One of the interesting parts of Scott’s Seeing Like a State is a detailed analysis of Vladimir Lenin’s ideological writings juxtaposed with one of this contemporary critics, Rosa Luxemburg, who was a philosopher and activist in Germany.
Scott is critical of Lenin, pointing out that while his writings emphasize the role of a secretive intelligentsia commanding the raw material of an angry working class through propaganda and a kind of middle management tier of revolutionarily educated factory bosses, this is not how the revolution actually happened. The Bolsheviks took over an empty throne, so to speak, because the czars had already lost their power fighting Austria in World War I. This left Russia headless, with local regions ruled by local autonomous powers. Many of these powers were in fact peasant and proletarian collectives. But others may have been soldiers returning from war and seizing whatever control they could by force.

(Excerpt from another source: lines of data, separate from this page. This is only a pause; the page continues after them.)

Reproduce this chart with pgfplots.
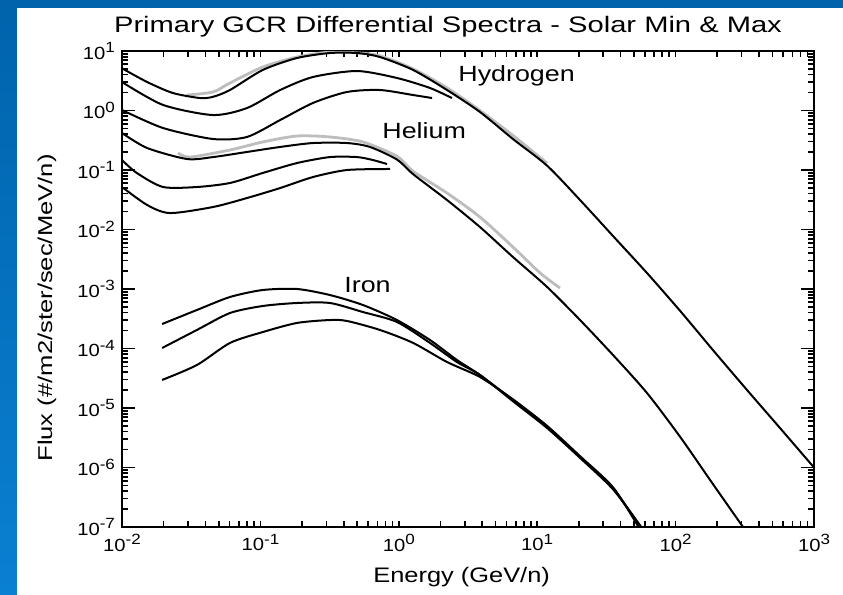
\documentclass[border=0pt]{standalone}
\usepackage{pgfplots}
\pgfplotsset{compat=1.18}
\usepackage{fontspec}
\setmainfont{Liberation Sans}
\usepackage{graphicx}
\definecolor{bluetop}{HTML}{0063AC}
\definecolor{bluebot}{HTML}{0A80D2}
\definecolor{grayline}{HTML}{BDBDBD}
\newcommand{\tl}[1]{\scalebox{1.15}[1]{\fontsize{8.8}{10}\selectfont 10\raisebox{0.38em}{\fontsize{7.4}{8}\selectfont #1}}}
\begin{document}
\begin{tikzpicture}
\useasboundingbox (0,0) rectangle (421.5pt,297.5pt);
\shade[top color=bluetop, bottom color=bluebot] (0,0) rectangle (421.5pt,297.5pt);
\fill[white] (8.5pt,0) rectangle (421.5pt,293.5pt);
\begin{axis}[at={(61pt,34pt)}, anchor=south west, scale only axis,
  width=346pt, height=238pt,
  xmode=log, ymode=log, xmin=1e-2, xmax=1e3, ymin=1e-7, ymax=1e1,
  xtick={1e-2,1e-1,1,10,100,1000},
  xticklabels={\tl{-2},\tl{-1},\tl{0},\tl{1},\tl{2},\tl{3}},
  ytick={1e-7,1e-6,1e-5,1e-4,1e-3,1e-2,1e-1,1,10},
  yticklabels={\tl{-7},\tl{-6},\tl{-5},\tl{-4},\tl{-3},\tl{-2},\tl{-1},\tl{0},\tl{1}},
  minor tick num=0,
  tick align=inside,
  axis line style={line width=1.2pt},
  major tick length=6.5pt,
  every tick/.style={black, line width=0.8pt},
  x tick style={/pgfplots/major tick length=3pt},
  spec/.style={black, line width=1pt, smooth, tension=0.45, mark=none},
  gspec/.style={grayline, line width=1.4pt, smooth, tension=0.45, mark=none},
]
% gray data curves
\addplot[gspec] coordinates {(0.0295,1.82)(0.0455,2.05)(0.0603,2.90)(0.104,5.38)(0.184,7.92)(0.318,9.62)(0.499,9.30)(0.731,8.3)(1.27,5.0)(2.23,2.4)(3.86,1.0)(6.68,0.38)(11.8,0.13)};
\addplot[gspec] coordinates {(0.0254,0.193)(0.0310,0.165)(0.0603,0.217)(0.104,0.296)(0.184,0.373)(0.318,0.359)(0.551,0.296)(0.970,0.170)(1.27,0.095)(2.23,0.0410)(3.86,0.0162)(6.68,5.08e-3)(10.5,1.86e-3)(14.6,1.04e-3)};
% Hydrogen
\addplot[spec] coordinates {(0.01,5.12)(0.0152,3.01)(0.0233,1.97)(0.0366,1.62)(0.0455,1.70)(0.0603,2.21)(0.104,4.80)(0.184,7.63)(0.318,9.25)(0.499,9.25)(0.731,7.92)(1.27,4.80)(2.23,2.21)(3.86,0.944)(6.68,0.332)(11.8,0.118)(20.4,0.0313)(35.3,7.78e-3)(62.1,1.86e-3)(108,4.27e-4)(186,9.44e-5)(328,2.01e-5)(568,4.61e-6)(1000,1e-6)};
\addplot[spec] coordinates {(0.01,3.01)(0.0198,1.24)(0.0455,0.839)(0.080,1.10)(0.139,2.21)(0.240,3.66)(0.499,4.61)(0.970,3.52)(1.68,2.39)(2.42,1.62)};
\addplot[spec] coordinates {(0.01,1.02)(0.0198,0.508)(0.0455,0.332)(0.080,0.359)(0.139,0.692)(0.240,1.34)(0.423,2.05)(0.731,2.21)(1.27,1.82)(1.74,1.62)};
% Helium
\addplot[spec] coordinates {(0.01,0.419)(0.0152,0.234)(0.0295,0.153)(0.0455,0.165)(0.080,0.201)(0.139,0.244)(0.240,0.284)(0.423,0.284)(0.619,0.244)(0.970,0.150)(1.27,0.085)(2.23,0.0313)(3.86,0.0110)(6.68,3.45e-3)(11.8,1.08e-3)(20.4,3.01e-4)(35.3,7.78e-5)(62.1,1.79e-5)(108,3.26e-6)(186,5.28e-7)(307,1e-7)};
\addplot[spec] coordinates {(0.01,0.147)(0.0128,0.0891)(0.0198,0.0518)(0.0348,0.0518)(0.0603,0.0605)(0.104,0.0891)(0.184,0.131)(0.318,0.165)(0.499,0.165)(0.651,0.147)(0.822,0.126)};
\addplot[spec] coordinates {(0.01,0.0518)(0.0152,0.0258)(0.0222,0.0189)(0.0455,0.0239)(0.080,0.0338)(0.139,0.0498)(0.240,0.0762)(0.423,0.100)(0.864,0.104)};
% Iron
\addplot[spec] coordinates {(0.0195,2.58e-4)(0.0348,4.44e-4)(0.0603,7.34e-4)(0.104,9.62e-4)(0.184,1.00e-3)(0.318,7.92e-4)(0.551,5.38e-4)(0.970,3.01e-4)(1.68,1.39e-4)(2.63,6.41e-5)(3.86,3.59e-5)(6.68,1.36e-5)(11.8,4.80e-6)(20.4,1.50e-6)(35.3,4.52e-7)(55.3,1e-7)};
\addplot[spec] coordinates {(0.0195,1.02e-4)(0.0348,2.05e-4)(0.0603,3.95e-4)(0.104,5.18e-4)(0.184,5.82e-4)(0.318,5.82e-4)(0.551,4.10e-4)(0.970,2.79e-4)(1.68,1.24e-4)(2.63,5.93e-5)(3.86,3.59e-5)(6.68,1.30e-5)(11.8,4.6e-6)(20.4,1.45e-6)(35.3,4.3e-7)(56.5,1e-7)};
\addplot[spec] coordinates {(0.0195,2.96e-5)(0.0348,5.28e-5)(0.0603,1.24e-4)(0.104,1.89e-4)(0.184,2.69e-4)(0.318,3.01e-4)(0.423,2.90e-4)(0.731,2.05e-4)(1.27,1.24e-4)(2.23,5.93e-5)(3.86,3.32e-5)(6.68,1.40e-5)(11.8,5.0e-6)(20.4,1.55e-6)(35.3,4.65e-7)(54,1e-7)};
\end{axis}
\node[anchor=base, inner sep=0] at (224pt,281pt) {\scalebox{1.3}[1]{\fontsize{11.2}{13}\selectfont Primary GCR Differential Spectra - Solar Min \& Max}};
\node[anchor=base west, inner sep=0] at (229pt,256.5pt) {\scalebox{1.22}[1]{\fontsize{11}{13}\selectfont Hydrogen}};
\node[anchor=base west, inner sep=0] at (191pt,228pt) {\scalebox{1.22}[1]{\fontsize{11}{13}\selectfont Helium}};
\node[anchor=base west, inner sep=0] at (172pt,151pt) {\scalebox{1.22}[1]{\fontsize{11}{13}\selectfont Iron}};
\node[anchor=base west, inner sep=0] at (186.5pt,6pt) {\scalebox{1.21}[1]{\fontsize{10.5}{12}\selectfont Energy (GeV/n)}};
\node[anchor=base, inner sep=0, rotate=90] at (26pt,143.5pt) {\scalebox{1.28}[1]{\fontsize{10}{12}\selectfont Flux (\#/m2/ster/sec/MeV/n)}};
\end{tikzpicture}
\end{document}
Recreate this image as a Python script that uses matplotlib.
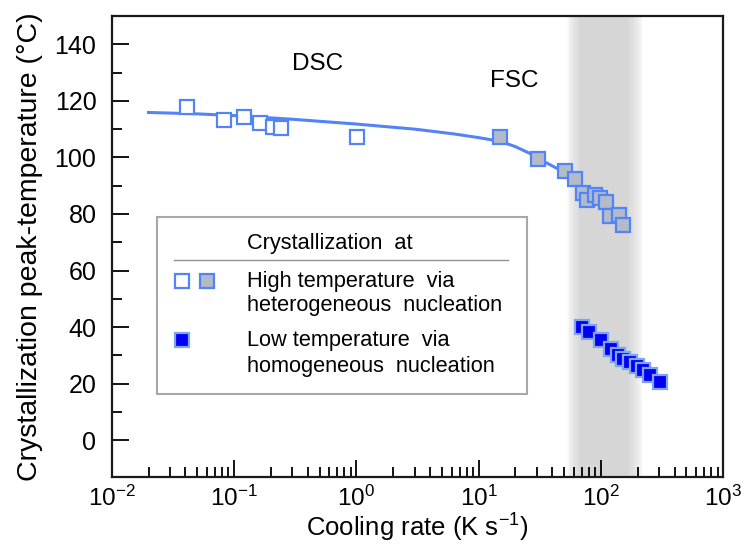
import numpy as np
import matplotlib
matplotlib.use('Agg')
import matplotlib.pyplot as plt
from matplotlib.patches import Rectangle

plt.rcParams['font.family'] = ['Liberation Sans', 'DejaVu Sans']
plt.rcParams['mathtext.fontset'] = 'custom'
plt.rcParams['mathtext.rm'] = 'Liberation Sans'
plt.rcParams['mathtext.it'] = 'Liberation Sans:italic'
plt.rcParams['mathtext.default'] = 'regular'
plt.rcParams['axes.unicode_minus'] = False

# DSC, open squares
dsc_rate = [0.041, 0.083, 0.121, 0.163, 0.207, 0.242, 1.01]
dsc_temp = [117.9, 113.2, 114.4, 112.2, 110.9, 110.5, 107.2]

# FSC, high temperature (heterogeneous), grey squares
fsc_hi_rate = [15.0, 30.8, 50.8, 61.4, 71.0, 77.4, 89.5, 98.4, 110.0, 118.7, 141.0, 150.7]
fsc_hi_temp = [107.1, 99.3, 95.1, 92.4, 87.3, 85.0, 86.8, 85.7, 84.4, 79.4, 79.8, 76.2]

# FSC, low temperature (homogeneous), blue squares
fsc_lo_rate = [70.5, 80.0, 99.6, 121.0, 139.0, 152.0, 173.0, 196.0, 222.0, 252.0, 304.0]
fsc_lo_temp = [40.0, 38.2, 35.5, 32.4, 30.0, 28.8, 27.6, 26.1, 24.7, 22.9, 20.6]

# guide line
fit_rate = [0.02, 0.05, 0.1, 0.3, 1.0, 3.0, 6.3, 10.0, 15.0, 20.0, 26.3, 31.6, 40.0, 50.0]
fit_temp = [115.9, 115.4, 114.8, 113.5, 111.8, 110.0, 108.3, 107.0, 105.7, 103.8, 101.4, 99.3, 97.0, 94.8]

# shaded rate window (outer edges, solid core)
band_outer = (52.0, 222.0)
band_core = (66.0, 170.0)

blue_line = '#5384f5'

fig = plt.figure(figsize=(7.46, 5.45), dpi=100)
ax = fig.add_axes([0.1497, 0.1248, 0.8199, 0.8458])
ax.set_xscale('log')
ax.set_xlim(1e-2, 1e3)
ax.set_ylim(-13, 150)

# soft-edged grey band
n = 16
lo_o, hi_o = np.log10(band_outer)
lo_c, hi_c = np.log10(band_core)
for i in range(n):
    f = (i + 1) / n
    lo = lo_o + (lo_c - lo_o) * f
    hi = hi_o - (hi_o - hi_c) * f
    ax.axvspan(10 ** lo, 10 ** hi, color='#d6d6d6', alpha=1.5 / n if i < n - 1 else 1.0,
               lw=0, zorder=0)

ax.plot(fit_rate, fit_temp, color=blue_line, lw=2.2, zorder=2)

ms = 10.5
ax.plot(dsc_rate, dsc_temp, 's', ms=ms, mfc='white', mec=blue_line, mew=1.6, zorder=3)
ax.plot(fsc_hi_rate, fsc_hi_temp, 's', ms=ms, mfc='#b3bac8', mec=blue_line, mew=1.6, zorder=3)
ax.plot(fsc_lo_rate, fsc_lo_temp, 's', ms=ms, mfc='#0000f5', mec='#80a4f0', mew=1.6, zorder=3)

ax.text(0.486, 133, 'DSC', fontsize=17.5, ha='center', va='center')
ax.text(19.5, 127, 'FSC', fontsize=17.5, ha='center', va='center')

# legend drawn by hand
ax.add_patch(Rectangle((0.074, 0.180), 0.605, 0.384, transform=ax.transAxes,
                       fill=True, fc='white', ec='#a8a8a8', lw=1.5, zorder=4))
ax.plot([0.102, 0.648], [0.4707, 0.4707], transform=ax.transAxes, color='#909090', lw=1.0, zorder=5)
ax.text(0.221, 0.5076, 'Crystallization  at', transform=ax.transAxes, fontsize=15.7,
        va='center', ha='left', zorder=5)
ax.plot([0.115], [0.425], 's', transform=ax.transAxes, ms=9.5, mfc='white', mec=blue_line, mew=1.6, zorder=5)
ax.plot([0.156], [0.425], 's', transform=ax.transAxes, ms=9.5, mfc='#b3bac8', mec=blue_line, mew=1.6, zorder=5)
ax.plot([0.115], [0.297], 's', transform=ax.transAxes, ms=9.5, mfc='#0000f5', mec='#80a4f0', mew=1.6, zorder=5)
for y, s in [(0.425, 'High temperature  via'), (0.371, 'heterogeneous  nucleation'),
             (0.297, 'Low temperature  via'), (0.2386, 'homogeneous  nucleation')]:
    ax.text(0.221, y, s, transform=ax.transAxes, fontsize=15.7, va='center', ha='left', zorder=5)

ax.set_yticks(np.arange(0, 141, 20))
ax.set_yticks(np.arange(10, 140, 20), minor=True)
ax.tick_params(which='both', direction='in', top=False, right=False, width=1.3, labelsize=18)
ax.tick_params(which='major', length=12)
ax.tick_params(which='minor', length=7)
ax.tick_params(axis='y', pad=11)
ax.tick_params(axis='x', pad=6, labelsize=17.5)
for sp in ax.spines.values():
    sp.set_linewidth(1.6)
    sp.set_color('#1a1a1a')

ax.set_xlabel('Cooling rate (K s$^{-1}$)', fontsize=18.5, labelpad=1)
ax.set_ylabel('Crystallization peak-temperature (°C)', fontsize=20.5, labelpad=8)

plt.savefig('out.png', dpi=100)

Luxemburg’s revolutionary theory was much more sensitive to the complexity of decentralized power. Rather than expecting the working class to submit unquestioningly to top-down control and coordinating in mass strikes, she acknowledged a reality that decentralized groups would act in an uncoordinated way. This was good for the revolutionary cause, she argued, because it allowed the local energy and creativity of workers movements to move effectively and contribute spontaneously to the overall outcome. Whereas Lenin saw spontaneity in the working class as leading inevitably to their being coopted by bourgeois ideology, Luxemburg believed the spontaneous authentic action of autonomously acting working class people were vital to keeping the revolution unified and responsive to working class interests.